La Roma è dunque ad un passo dal trionfo, ma a Genova non sarà semplice perché la Sampdoria è comunque squadra fortissima che, smaltite le feste, sembra volersi portare a casa la doppietta scudetto-Coppa Italia, riuscita al Napoli nel 1987. A Marassi il 9 giugno 1991 c’è quasi il pienone e tanti sono anche i sostenitori romanisti, bramosi di conquistare un trofeo in quella stagione così particolare. La carica della Sampdoria dura un tempo, giusto per qualche attacco che possa riaprire il discorso; poi ad inizio ripresa, la Roma usufruisce di un calcio di rigore che Voller trasforma per lo 0-1 che, in pratica, mette fine al confronto poiché ai liguri ora servirebbero 3 reti solo per andare ai tempi supplementari. Ne arriva una sola, quella scaturita da un cross di Cerezo deviato nella propria porta da Aldair: 1-1, poi è soltanto attesa per il fischio finale che consegna alla Roma la Coppa Italia a 7 anni dall’ultima volta. Ad alzare il trofeo è Flora Viola, scontata la dedica per lo storico presidente, mantenuta la promessa dei giocatori di dedicargli una vittoria.

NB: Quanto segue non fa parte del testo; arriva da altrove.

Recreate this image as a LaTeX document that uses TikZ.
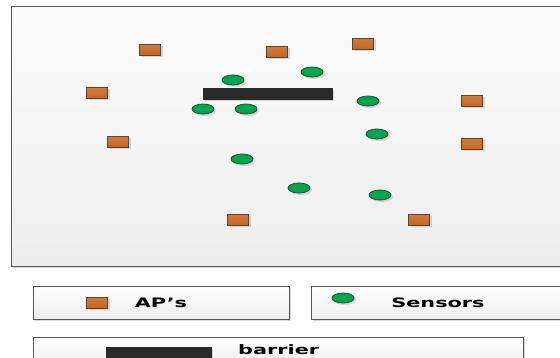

La Roma chiude la stagione 90-91 con una coppa e due finali, un risultato di tutto rispetto per una squadra di certo lontana dai fasti di qualche anno prima. Eppure, attorno alla formazione di Ottavio Bianchi serpeggerà, anche nell’annata successiva, un alone di scetticismo, ogni errore verrà enfatizzato e l’allenatore lascerà la capitale a maggio del 1992 dopo feroci contestazioni. Nelle interviste dirà sempre di non capire il perché di tanto livore e per questo diventerà noto come “antipatico” nelle dichiarazioni, eppure tutti i torti non li aveva: la sua Roma, volenti o nolenti, ha sfiorato una doppietta che in Italia quasi nessuno è riuscito a conquistare.